begin Source data

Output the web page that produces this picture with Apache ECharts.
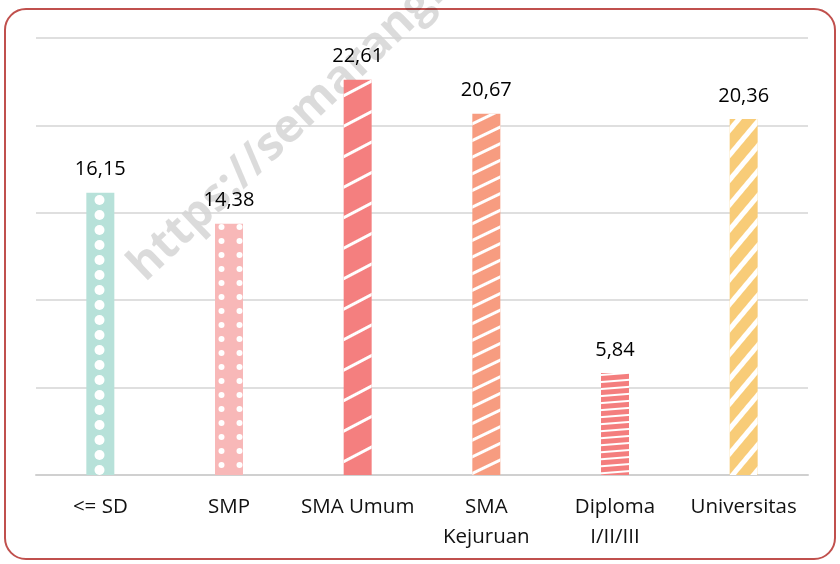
<!DOCTYPE html>
<html>
<head>
<meta charset="utf-8">
<script src="https://cdn.jsdelivr.net/npm/echarts@6/dist/echarts.min.js"></script>
<style>
  body { margin: 0; background: #fff; }
  #frame { position: absolute; left: 4px; top: 8px; width: 828px; height: 548px;
           border: 2px solid #C0504D; border-radius: 22px; }
  #container { position: absolute; left: 0; top: 0; width: 840px; height: 564px; }
</style>
</head>
<body>
<div id="frame"></div>
<div id="container"></div>
<script>
var categories = ['<= SD', 'SMP', 'SMA Umum', 'SMA\nKejuruan', 'Diploma\nI/II/III', 'Universitas'];
var values = [16.15, 14.38, 22.61, 20.67, 5.84, 20.36];
var barColors = ['#B7E1D9', '#F8B8B8', '#F47F7F', '#F79C80', '#F47E7E', '#F8CC78'];

// pola tiap batang
var decals = [
	{ symbol: 'circle', symbolSize: 1, dashArrayX: [11, 36], dashArrayY: [10, 5], color: '#fff' },
	{ symbol: 'circle', symbolSize: 1, symbolKeepAspect: false, dashArrayX: [11, 7], dashArrayY: [6, 8], color: '#fff' },
	{ symbol: 'rect', dashArrayX: [1, 0], dashArrayY: [3, 24], rotation: -Math.PI / 6.5, color: '#fff' },
	{ symbol: 'rect', dashArrayX: [1, 0], dashArrayY: [2.5, 12], rotation: -Math.PI / 7, color: '#fff' },
	{ symbol: 'rect', dashArrayX: [1, 0], dashArrayY: [1.5, 4.5], rotation: -Math.PI / 40, color: '#fff' },
	{ symbol: 'rect', dashArrayX: [1, 0], dashArrayY: [5, 11], rotation: -Math.PI / 3.6, color: '#fff' }
];

var dom = document.getElementById('container');
var myChart = echarts.init(dom);

var data = values.map(function(v, i) {
	return {
		value: v,
		itemStyle: { color: barColors[i], decal: decals[i] }
	};
});

var option = {
	animation: false,
	aria: { enabled: true, decal: { show: true } },
	graphic: [{
		type: 'text',
		x: 152,
		y: 290,
		rotation: 0.76,
		z: 0,
		style: {
			text: 'https://semarangkota.bps.go.id',
			font: 'bold 46px "Open Sans", sans-serif',
			fill: 'rgba(0,0,0,0.14)',
			verticalAlign: 'bottom'
		}
	}],
	grid: { left: 36, right: 32, top: 38, bottom: 89 },
	xAxis: {
		type: 'category',
		data: categories,
		axisTick: { show: false },
		axisLine: { lineStyle: { color: '#D0D0D0', width: 2 } },
		axisLabel: {
			color: '#111',
			fontSize: 20.5,
			fontFamily: 'Open Sans',
			margin: 17,
			lineHeight: 30,
			interval: 0
		}
	},
	yAxis: {
		type: 'value',
		min: 0,
		max: 25,
		interval: 5,
		axisLabel: { show: false },
		axisLine: { show: false },
		axisTick: { show: false },
		splitLine: { lineStyle: { color: '#D4D4D4', width: 1.5 } }
	},
	series: [{
		type: 'bar',
		barWidth: 28,
		data: data,
		z: 2,
		label: {
			show: true,
			position: 'top',
			distance: 13,
			color: '#000',
			fontSize: 20,
			fontFamily: 'Open Sans',
			formatter: function(p) { return String(p.value).replace('.', ','); }
		}
	}]
};

if (option && typeof option === 'object') {
	myChart.setOption(option, true);
}
</script>
</body>
</html>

end Source data

**Requirements:**
All of the data above should be transcribed verbatim, with pictures omitted.

**Exercise response:**
Output the web page that produces this picture with Apache ECharts.
<!DOCTYPE html>
<html>
<head>
<meta charset="utf-8">
<script src="https://cdn.jsdelivr.net/npm/echarts@6/dist/echarts.min.js"></script>
<style>
  body { margin: 0; background: #fff; }
  #frame { position: absolute; left: 4px; top: 8px; width: 828px; height: 548px;
           border: 2px solid #C0504D; border-radius: 22px; }
  #container { position: absolute; left: 0; top: 0; width: 840px; height: 564px; }
</style>
</head>
<body>
<div id="frame"></div>
<div id="container"></div>
<script>
var categories = ['<= SD', 'SMP', 'SMA Umum', 'SMA\nKejuruan', 'Diploma\nI/II/III', 'Universitas'];
var values = [16.15, 14.38, 22.61, 20.67, 5.84, 20.36];
var barColors = ['#B7E1D9', '#F8B8B8', '#F47F7F', '#F79C80', '#F47E7E', '#F8CC78'];

// pola tiap batang
var decals = [
	{ symbol: 'circle', symbolSize: 1, dashArrayX: [11, 36], dashArrayY: [10, 5], color: '#fff' },
	{ symbol: 'circle', symbolSize: 1, symbolKeepAspect: false, dashArrayX: [11, 7], dashArrayY: [6, 8], color: '#fff' },
	{ symbol: 'rect', dashArrayX: [1, 0], dashArrayY: [3, 24], rotation: -Math.PI / 6.5, color: '#fff' },
	{ symbol: 'rect', dashArrayX: [1, 0], dashArrayY: [2.5, 12], rotation: -Math.PI / 7, color: '#fff' },
	{ symbol: 'rect', dashArrayX: [1, 0], dashArrayY: [1.5, 4.5], rotation: -Math.PI / 40, color: '#fff' },
	{ symbol: 'rect', dashArrayX: [1, 0], dashArrayY: [5, 11], rotation: -Math.PI / 3.6, color: '#fff' }
];

var dom = document.getElementById('container');
var myChart = echarts.init(dom);

var data = values.map(function(v, i) {
	return {
		value: v,
		itemStyle: { color: barColors[i], decal: decals[i] }
	};
});

var option = {
	animation: false,
	aria: { enabled: true, decal: { show: true } },
	graphic: [{
		type: 'text',
		x: 152,
		y: 290,
		rotation: 0.76,
		z: 0,
		style: {
			text: 'https://semarangkota.bps.go.id',
			font: 'bold 46px "Open Sans", sans-serif',
			fill: 'rgba(0,0,0,0.14)',
			verticalAlign: 'bottom'
		}
	}],
	grid: { left: 36, right: 32, top: 38, bottom: 89 },
	xAxis: {
		type: 'category',
		data: categories,
		axisTick: { show: false },
		axisLine: { lineStyle: { color: '#D0D0D0', width: 2 } },
		axisLabel: {
			color: '#111',
			fontSize: 20.5,
			fontFamily: 'Open Sans',
			margin: 17,
			lineHeight: 30,
			interval: 0
		}
	},
	yAxis: {
		type: 'value',
		min: 0,
		max: 25,
		interval: 5,
		axisLabel: { show: false },
		axisLine: { show: false },
		axisTick: { show: false },
		splitLine: { lineStyle: { color: '#D4D4D4', width: 1.5 } }
	},
	series: [{
		type: 'bar',
		barWidth: 28,
		data: data,
		z: 2,
		label: {
			show: true,
			position: 'top',
			distance: 13,
			color: '#000',
			fontSize: 20,
			fontFamily: 'Open Sans',
			formatter: function(p) { return String(p.value).replace('.', ','); }
		}
	}]
};

if (option && typeof option === 'object') {
	myChart.setOption(option, true);
}
</script>
</body>
</html>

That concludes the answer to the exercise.